* **Instruction**: Retype the data that follows line by line, exactly, and leave its pictures out.

* **Source excerpt**:
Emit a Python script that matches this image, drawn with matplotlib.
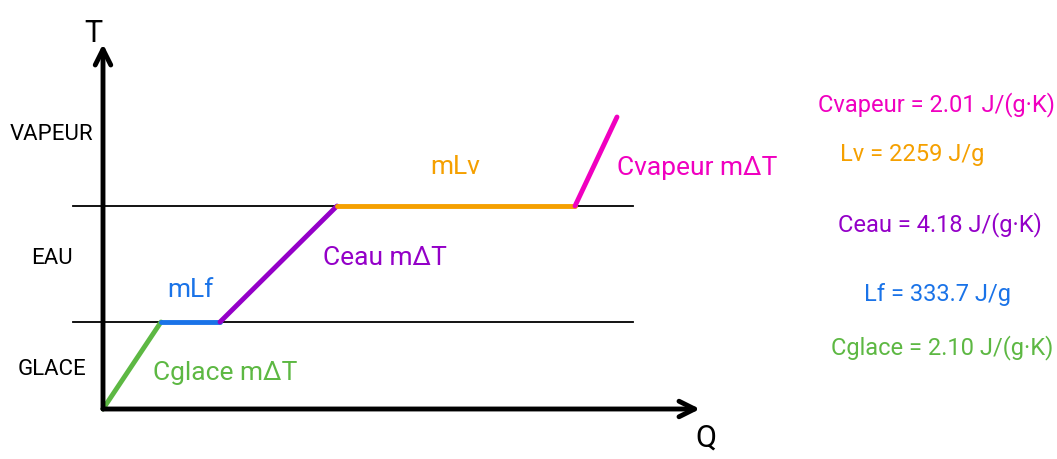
import matplotlib.pyplot as plt

# heating curve breakpoints (Q, T) in arbitrary units, origin at axes corner
q_pts = [0, 58, 117, 234, 472, 514]
t_pts = [0, 87, 87, 203, 203, 292]
seg_colors = ["#5db843", "#1a73e8", "#9400c8", "#f5a000", "#f000c0"]
seg_labels = ["Cglace mΔT", "mLf", "Ceau mΔT", "mLv", "Cvapeur mΔT"]

phases = ["GLACE", "EAU", "VAPEUR"]
phase_t = [40, 152, 275]
levels = [87, 203]

consts = ["Cvapeur = 2.01 J/(g·K)", "Lv = 2259 J/g", "Ceau = 4.18 J/(g·K)",
          "Lf = 333.7 J/g", "Cglace = 2.10 J/(g·K)"]
const_colors = ["#f000c0", "#f5a000", "#9400c8", "#1a73e8", "#5db843"]

plt.rcParams['font.family'] = ['Roboto', 'DejaVu Sans']

fig = plt.figure(figsize=(10.57, 4.60), dpi=100)
ax = fig.add_axes([0, 0, 1, 1])
ax.set_xlim(-103, 954)
ax.set_ylim(-50, 410)
ax.axis('off')

# axes arrows
arr = dict(arrowstyle='->', lw=3.5, color='black', mutation_scale=28, shrinkA=0, shrinkB=0)
ax.annotate('', xy=(0, 365), xytext=(0, 0), arrowprops=arr)
ax.annotate('', xy=(597, 0), xytext=(0, 0), arrowprops=arr)
ax.text(-10, 376, "T", fontsize=22, ha='center', va='center')
ax.text(603, -28, "Q", fontsize=22, ha='center', va='center')

# phase boundary lines
for lv in levels:
    ax.plot([-30, 530], [lv, lv], color='black', lw=1.3)

for name, t in zip(phases, phase_t):
    ax.text(-51, t, name, fontsize=16, ha='center', va='center')

# curve segments
for i in range(5):
    ax.plot(q_pts[i:i + 2], t_pts[i:i + 2], color=seg_colors[i], lw=3.5,
            solid_capstyle='round')

label_pos = [(122, 37), (87, 120), (282, 152), (352, 243), (594, 242)]
for (x, y), s, c in zip(label_pos, seg_labels, seg_colors):
    ax.text(x, y, s, color=c, fontsize=19, ha='center', va='center')

const_pos = [(834, 305), (809, 255), (837, 185), (834, 115), (839, 62)]
for (x, y), s, c in zip(const_pos, consts, const_colors):
    ax.text(x, y, s, color=c, fontsize=17, ha='center', va='center')

fig.savefig("out.png", dpi=100)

* **The solution**:
Emit a Python script that matches this image, drawn with matplotlib.
import matplotlib.pyplot as plt

# heating curve breakpoints (Q, T) in arbitrary units, origin at axes corner
q_pts = [0, 58, 117, 234, 472, 514]
t_pts = [0, 87, 87, 203, 203, 292]
seg_colors = ["#5db843", "#1a73e8", "#9400c8", "#f5a000", "#f000c0"]
seg_labels = ["Cglace mΔT", "mLf", "Ceau mΔT", "mLv", "Cvapeur mΔT"]

phases = ["GLACE", "EAU", "VAPEUR"]
phase_t = [40, 152, 275]
levels = [87, 203]

consts = ["Cvapeur = 2.01 J/(g·K)", "Lv = 2259 J/g", "Ceau = 4.18 J/(g·K)",
          "Lf = 333.7 J/g", "Cglace = 2.10 J/(g·K)"]
const_colors = ["#f000c0", "#f5a000", "#9400c8", "#1a73e8", "#5db843"]

plt.rcParams['font.family'] = ['Roboto', 'DejaVu Sans']

fig = plt.figure(figsize=(10.57, 4.60), dpi=100)
ax = fig.add_axes([0, 0, 1, 1])
ax.set_xlim(-103, 954)
ax.set_ylim(-50, 410)
ax.axis('off')

# axes arrows
arr = dict(arrowstyle='->', lw=3.5, color='black', mutation_scale=28, shrinkA=0, shrinkB=0)
ax.annotate('', xy=(0, 365), xytext=(0, 0), arrowprops=arr)
ax.annotate('', xy=(597, 0), xytext=(0, 0), arrowprops=arr)
ax.text(-10, 376, "T", fontsize=22, ha='center', va='center')
ax.text(603, -28, "Q", fontsize=22, ha='center', va='center')

# phase boundary lines
for lv in levels:
    ax.plot([-30, 530], [lv, lv], color='black', lw=1.3)

for name, t in zip(phases, phase_t):
    ax.text(-51, t, name, fontsize=16, ha='center', va='center')

# curve segments
for i in range(5):
    ax.plot(q_pts[i:i + 2], t_pts[i:i + 2], color=seg_colors[i], lw=3.5,
            solid_capstyle='round')

label_pos = [(122, 37), (87, 120), (282, 152), (352, 243), (594, 242)]
for (x, y), s, c in zip(label_pos, seg_labels, seg_colors):
    ax.text(x, y, s, color=c, fontsize=19, ha='center', va='center')

const_pos = [(834, 305), (809, 255), (837, 185), (834, 115), (839, 62)]
for (x, y), s, c in zip(const_pos, consts, const_colors):
    ax.text(x, y, s, color=c, fontsize=17, ha='center', va='center')

fig.savefig("out.png", dpi=100)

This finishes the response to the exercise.